Last Updated: Friday - 09/24/2010
Week of October 24, 2005
Kill this bill, not the dying
'Right to die with dignity bill' legalizes assisted suicide
A Shepherd Speaks
By BISHOP FRED HENRY
They (Canadian citizens) must be shown true compassion in the care they receive from society, not through death-dealing, but by being looked after in a life-giving way.
Legalizing physician assisted-suicide would irreparably damage the doctor-patient relationship. The patient's trust in the doctor's whole-hearted devotion to the patient's best interests will be hard to sustain once doctors are licensed to kill.
Furthermore, such legislation would put undue stress on the conscience of the physician pressured by patients and others to take part in killing.
The unmistakable issue is the intentional killing of a human being. It has nothing to do with natural death or dignity, and everything to do with killing. We are not discussing letting someone die. A number of distinctions are necessary.
Euthanasia is not respecting a patient's refusal of treatment at anytime in the course of treatment. Medical tradition and practice clearly distinguish between refusal of medical intervention and intentionally causing death by euthanasia.
Euthanasia is not discontinuing treatment when it serves no therapeutic purpose or the patient requests treatment to cease; nor is it abstaining from medically futile treatment.
All treatments that impose undue burdens on the patient without overriding benefits or that simply provide no benefits may justifiably be withheld or withdrawn. In making such decisions, the judgment is about the worth of treatment, not about the worth of lives.
The provision of adequate medicines to control pain is not euthanasia. The administration of high doses of pain-killers and sedatives to terminally ill patients may lead to a shortening of their lives.
It is, however, morally acceptable to administer such drugs in doses which are linked to their painkilling or sedative effects, and not to the termination of life. It is not correct to call this "euthanasia" because there is not intention to shorten the patient's life.
Those favouring assisted-suicide have not given adequate attention to palliative care.
The goal of palliative care is to give comfort and thereby enable the dying to live while dying. Letting life ebb away can in no way be equated with active euthanasia.
Allowing to die is a world removed from giving a lethal injection.
Palliative care also aims at assuaging the suffering of terminal patients. Often they feel helpless, lonely, in the way, and a burden to others.
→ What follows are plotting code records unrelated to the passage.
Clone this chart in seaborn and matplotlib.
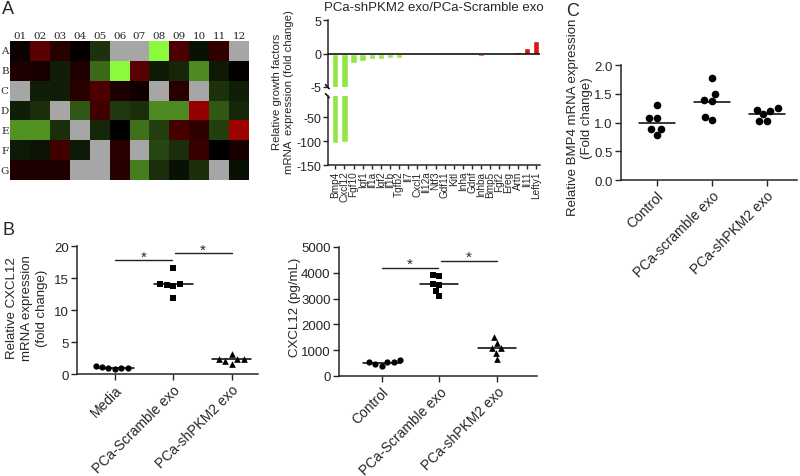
import numpy as np
import pandas as pd
import matplotlib
matplotlib.use("Agg")
import matplotlib.pyplot as plt
import seaborn as sns
from matplotlib.colors import LinearSegmentedColormap

# ---------------- data ----------------
# Panel A: array heatmap (positive = up / red, negative = down / green, NaN = gray)
row_labels = list("ABCDEFG")
col_labels = ["01", "02", "03", "04", "05", "06", "07", "08", "09", "10", "11", "12"]
heat_values = [
    [0.05, 0.35, 0.15, 0.02, -0.20, np.nan, np.nan, -1.00, 0.30, -0.07, 0.20, np.nan],
    [0.12, 0.10, -0.12, 0.12, -0.42, -1.00, 0.35, -0.10, -0.15, -0.55, -0.10, 0.02],
    [np.nan, -0.12, -0.12, 0.15, 0.30, 0.12, 0.06, np.nan, 0.15, np.nan, -0.20, -0.12],
    [-0.12, -0.18, np.nan, -0.35, 0.25, -0.22, -0.18, -0.55, -0.55, 0.58, -0.35, -0.15],
    [-0.58, -0.58, -0.18, np.nan, -0.15, 0.00, -0.45, -0.25, 0.28, 0.18, -0.25, 0.62],
    [-0.10, -0.08, 0.25, -0.10, np.nan, 0.17, np.nan, -0.28, -0.18, 0.22, 0.00, 0.10],
    [0.12, 0.12, 0.12, np.nan, np.nan, 0.15, -0.50, -0.18, -0.07, -0.18, np.nan, -0.07],
]

# Panel A: growth factor fold change bars
genes = ["Bmp4", "Cxcl12", "Fgf10", "Igf1", "Il1a", "Igf2", "Il1b", "Tgfb2", "Il7",
         "Cxcl1", "Il12a", "Ntf3", "Gdf11", "Kitl", "Inha", "Gdnf", "Inhba", "Bmp5",
         "Fgf2", "Ereg", "Artn", "Il11", "Lefty1"]
fold_change = [-103, -102, -1.35, -1.1, -0.85, -0.85, -0.7, -0.65, -0.2,
               -0.1, 0.1, 0.12, 0.15, 0.15, 0.18, 0.2, -0.3, -0.2,
               -0.15, 0.12, 0.15, 0.8, 1.8]
regulation = ["down"] * 16 + ["up"] * 7

# Panel B left: CXCL12 mRNA
b1_groups = ["Media", "PCa-Scramble exo", "PCa-shPKM2 exo"]
b1_media = [1.15, 0.97, 0.97, 1.2, 0.9, 0.85]
b1_scramble = [16.5, 14.1, 14.0, 13.9, 13.8, 11.8]
b1_shpkm2 = [2.35, 2.35, 3.1, 2.35, 2.05, 1.6]

# Panel B right: CXCL12 protein
b2_groups = ["Control", "PCa-Scramble exo", "PCa-shPKM2 exo"]
b2_control = [530, 530, 530, 632, 465, 400]
b2_scramble = [3864, 3926, 3554, 3539, 3306, 3112]
b2_shpkm2 = [1279, 1500, 903, 1097, 1074, 647]

# Panel C: BMP4 mRNA
c_groups = ["Control", "PCa-scramble exo", "PCa-shPKM2 exo"]
c_control = [1.30, 1.07, 1.07, 0.89, 0.88, 0.78]
c_scramble = [1.77, 1.49, 1.39, 1.37, 1.10, 1.04]
c_shpkm2 = [1.22, 1.26, 1.20, 1.14, 1.02, 1.02]

# ---------------- style ----------------
sns.set_theme(style="ticks")
plt.rcParams['font.family'] = ['Liberation Sans', 'DejaVu Sans']
plt.rcParams['axes.unicode_minus'] = False
plt.rcParams['axes.linewidth'] = 1.1

fig = plt.figure(figsize=(8, 4.77), dpi=100)
W, H = 800.0, 477.0


def px_axes(x0, y0, x1, y1):
    return fig.add_axes([x0 / W, 1 - y1 / H, (x1 - x0) / W, (y1 - y0) / H])


# ---------------- Panel A heatmap ----------------
axA = px_axes(10, 42, 249, 181)
heat_df = pd.DataFrame(heat_values, index=row_labels, columns=col_labels)
cmap = LinearSegmentedColormap.from_list("gkr", ["#8CFA3C", "#000000", "#FF0000"])
sns.heatmap(heat_df, cmap=cmap, vmin=-1, vmax=1, cbar=False, ax=axA)
axA.set_facecolor("#A6A6A6")
axA.xaxis.tick_top()
axA.tick_params(length=0, pad=1, labelsize=7.5)
axA.set_yticklabels(row_labels, rotation=0)
axA.set_xticklabels(col_labels, rotation=0)
for lab in axA.get_xticklabels() + axA.get_yticklabels():
    lab.set_family("DejaVu Serif")
axA.set_xlabel("")
axA.set_ylabel("")

# ---------------- Panel A bars (broken axis) ----------------
axT = px_axes(328, 21, 540, 88)
axL = px_axes(328, 97, 540, 166)
bar_df = pd.DataFrame({"gene": genes, "fc": fold_change, "reg": regulation})
pal = {"down": "#93E646", "up": "#D81414"}
for ax in (axT, axL):
    sns.barplot(data=bar_df, x="gene", y="fc", hue="reg", palette=pal, order=genes,
                dodge=False, width=0.7, legend=False, ax=ax, saturation=1)
    ax.set_xlim(-0.8, len(genes) - 0.55)
    ax.set_xlabel("")
    ax.set_ylabel("")
    ax.spines["top"].set_visible(False)
    ax.spines["right"].set_visible(False)
    ax.tick_params(direction="out", length=3.5, width=1, labelsize=9, pad=1.5)

axT.set_ylim(-5, 5)
axT.set_yticks([5, 0, -5])
axT.spines["bottom"].set_visible(False)
axT.tick_params(axis="x", bottom=False, labelbottom=False)
axT.axhline(0, color="black", lw=1.1, zorder=5)
axT.set_title("PCa-shPKM2 exo/PCa-Scramble exo", fontsize=9.5, pad=7)

axL.set_ylim(-150, -5)
axL.set_yticks([-50, -100, -150])
axL.set_xticks(range(len(genes)))
axL.set_xticklabels(genes, rotation=90, fontsize=7.2)
axL.tick_params(axis="x", length=3, pad=1)

# break marks
for ax, yb in ((axT, 0.0), (axL, 1.0)):
    ax.plot([-0.012, 0.006], [yb + 0.035, yb - 0.025], transform=ax.transAxes,
            color="black", lw=1.1, clip_on=False)

fig.text(283 / W, 1 - 92 / H, "Relative growth factors\nmRNA  expression (fold change)",
         rotation=90, ha="center", va="center", fontsize=8.2, linespacing=1.3)


# ---------------- dot plots ----------------
def dot_panel(ax, groups, values, markers, sizes, ylim, yticks, xlim, ylabel, label_xy, sig=None):
    df = pd.DataFrame({
        "group": np.repeat(groups, [len(v) for v in values]),
        "value": np.concatenate(values),
    })
    for g, m, s in zip(groups, markers, sizes):
        sns.swarmplot(data=df[df["group"] == g], x="group", y="value", order=groups,
                      marker=m, color="black", size=s, ax=ax, zorder=3)
    means = df.groupby("group", sort=False)["value"].mean()
    for i, g in enumerate(groups):
        ax.plot([i - 0.33, i + 0.33], [means[g], means[g]], color="black", lw=1.1, zorder=2)
    ax.set_ylim(*ylim)
    ax.set_yticks(yticks)
    ax.set_xlim(*xlim)
    ax.spines["top"].set_visible(False)
    ax.spines["right"].set_visible(False)
    ax.tick_params(direction="out", length=4, width=1, labelsize=9.5, pad=2)
    ax.set_xticks(range(len(groups)))
    ax.set_xticklabels(groups, rotation=45, ha="right", rotation_mode="anchor", fontsize=10)
    ax.set_xlabel("")
    ax.set_ylabel(ylabel, fontsize=9.5, linespacing=1.3)
    ax.yaxis.set_label_coords(*label_xy)
    ax.yaxis.label.set_verticalalignment("center")
    if sig:
        for (x0, x1, y) in sig:
            ax.plot([x0, x1], [y, y], color="#222222", lw=1.0, clip_on=False)
            ax.annotate("*", (0.5 * (x0 + x1), y), xytext=(0, 2.5), textcoords="offset points",
                        ha="center", va="center", fontsize=11, annotation_clip=False)


axB1 = px_axes(77, 247, 258, 375)
dot_panel(axB1, b1_groups, [b1_media, b1_scramble, b1_shpkm2], ["o", "s", "^"], [4.5, 4.5, 4.8],
          (0, 20), [0, 5, 10, 15, 20], (-0.65, 2.45),
          "Relative CXCL12\nmRNA expression\n(fold change)", (-0.276, 0.52),
          sig=[(0, 0.98, 17.8), (1.02, 2.0, 18.9)])

axB2 = px_axes(339, 248, 537, 377)
dot_panel(axB2, b2_groups, [b2_control, b2_scramble, b2_shpkm2], ["o", "s", "^"], [4.5, 4.5, 4.8],
          (0, 5000), [0, 1000, 2000, 3000, 4000, 5000], (-0.74, 2.69),
          "CXCL12 (pg/mL)", (-0.222, 0.54),
          sig=[(0, 0.98, 4200), (1.02, 2.0, 4470)])

axC = px_axes(621, 66, 797, 181)
dot_panel(axC, c_groups, [c_control, c_scramble, c_shpkm2], ["o", "o", "o"], [5.5, 5.5, 5.5],
          (0, 2.0), [0.0, 0.5, 1.0, 1.5, 2.0], (-0.65, 2.55),
          "Relative BMP4 mRNA expression\n(Fold change)", (-0.233, 0.55))
axC.set_yticklabels(["0.0", "0.5", "1.0", "1.5", "2.0"])

# panel letters
fig.text(2 / W, 1 - 9 / H, "A", fontsize=13, va="center", ha="left")
fig.text(3 / W, 1 - 231 / H, "B", fontsize=13, va="center", ha="left")
fig.text(566 / W, 1 - 11 / H, "C", fontsize=13, va="center", ha="left")

fig.savefig("out.png", dpi=100)
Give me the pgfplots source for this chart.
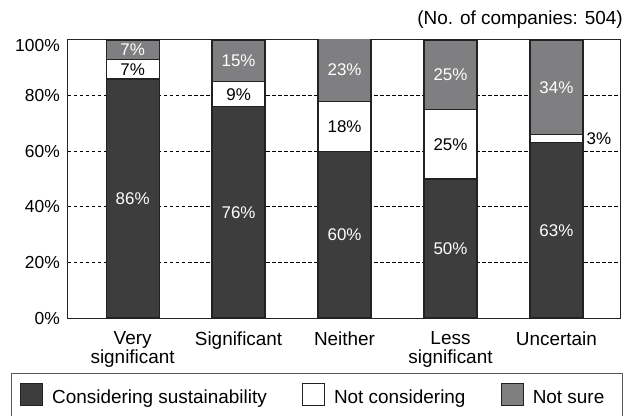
\documentclass[border=0pt]{standalone}
\usepackage{pgfplots}
\pgfplotsset{compat=1.18}
\usepackage{pgfplotstable}
\usepackage{fontspec}
\setmainfont{Liberation Sans}

\definecolor{darkfill}{HTML}{3D3D3D}
\definecolor{grayfill}{HTML}{7F7F81}
\definecolor{edge}{HTML}{222222}

% share of companies (%) per perceived significance
\pgfplotstableread{
x cons notc unsure
0 86 7 7
1 76 9 15
2 60 18 23
3 50 25 25
4 63 3 34
}\shares

\pgfplotsset{
  frame/.style={
    scale only axis, width=552bp, height=278bp,
    xmin=-0.61, xmax=4.6, ymin=0, ymax=100,
  },
  sq legend/.style={legend image code/.code={%
    \draw[##1, draw=edge, line width=1.2bp] (0bp,-2.7bp) rectangle (22bp,19.3bp);}},
}

\begin{document}
\begin{tikzpicture}
\begin{axis}[frame, name=ax,
  ybar stacked, bar width=53bp,
  axis line style={draw=black!85, line width=1bp},
  major tick length=0pt,
  ytick={0,20,40,60,80}, yticklabels={0\%,20\%,40\%,60\%,80\%},
  extra y ticks={100}, extra y tick labels={100\%},
  extra y tick style={grid=none, yticklabel style={yshift=-5bp}},
  ymajorgrids,
  major grid style={draw=black, line width=0.6bp, dash pattern=on 3.5bp off 2.5bp},
  xtick={0,1,2,3,4},
  xticklabels={{Very\\significant},Significant,Neither,{Less\\significant},Uncertain},
  xticklabel style={align=center, font=\fontsize{19}{18.6}\selectfont, inner sep=0pt, yshift=-13.5bp},
  yticklabel style={font=\fontsize{17.5}{20}\selectfont, inner sep=0pt, xshift=-8bp},
  legend columns=3,
  legend style={at={(rel axis cs:1,0)}, anchor=north east, xshift=2.7bp, yshift=-54.7bp,
    draw=black!65, line width=0.8bp, font=\fontsize{19}{22}\selectfont,
    inner xsep=9bp, inner ysep=10bp, cells={anchor=base west}, nodes={inner sep=0pt},
    /tikz/every odd column/.append style={column sep=9bp},
    /tikz/every even column/.append style={column sep=35bp}},
]
\addplot[fill=darkfill, draw=edge, line width=1.2bp, sq legend] table[x=x, y=cons]{\shares};
\addplot[fill=white, draw=edge, line width=1.2bp, sq legend] table[x=x, y=notc]{\shares};
\addplot[fill=grayfill, draw=edge, line width=1.2bp, sq legend] table[x=x, y=unsure]{\shares};
\legend{Considering sustainability, Not considering, Not sure\hspace*{9bp}}
\end{axis}

% value labels at the middle of each segment
\begin{axis}[frame, hide axis, clip=false,
  /pgf/number format/assume math mode=true,
  point meta=explicit,
  nodes near coords={\pgfmathprintnumber{\pgfplotspointmeta}\%},
  every node near coord/.append style={anchor=center, font=\fontsize{17}{20}\selectfont, inner sep=0pt},
]
\addplot[draw=none, mark=none, every node near coord/.append style={text=white}]
  table[x=x, y expr=\thisrow{cons}/2, meta=cons]{\shares};
\addplot[draw=none, mark=none, skip coords between index={4}{5},
  every node near coord/.append style={text=black}]
  table[x=x, y expr=\thisrow{cons}+\thisrow{notc}/2, meta=notc]{\shares};
\addplot[draw=none, mark=none, skip coords between index={0}{4},
  every node near coord/.append style={text=black, anchor=west, xshift=3.5bp}]
  table[x expr=\thisrow{x}+0.25, y expr=\thisrow{cons}+\thisrow{notc}/2, meta=notc]{\shares};
\addplot[draw=none, mark=none, every node near coord/.append style={text=white}]
  table[x=x, y expr=\thisrow{cons}+\thisrow{notc}+\thisrow{unsure}/2, meta=unsure]{\shares};
\end{axis}

\node[anchor=base east, font=\fontsize{19}{22}\selectfont, inner sep=0pt]
  at ([xshift=3bp, yshift=15bp]ax.north east) {(No. of companies: 504)};

\pgfresetboundingbox
\path ([xshift=-68bp, yshift=-98bp]ax.south west) rectangle ([xshift=16bp, yshift=40bp]ax.north east);
\end{tikzpicture}
\end{document}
With empathy, comfort care, and affirmation, palliative caregivers accompany patients in their suffering and by their kindness and compassion help the patient maintain a sense of worth and a feeling of belonging, and move from depression to hope.
The legislation of aid-in-dying would pose a threat to the elderly, the infirm, handicapped newborns and to all members of society who are unable to look after their own best interests.
This kind of legislation says to them: "You're not important; you're not needed; in fact, you are a burden to others."
Canadian citizens should be assured that government recognizes their dignity as important at every stage of life. Government must reassure them that their needs will be met humanely. They must be shown true compassion in the care they receive from society, not through death-dealing, but by being looked after in a life-giving way.
As Canadians, we all have a duty to speak up for the rights and dignity of every citizen.
In short, it is Bill C-407 that must die!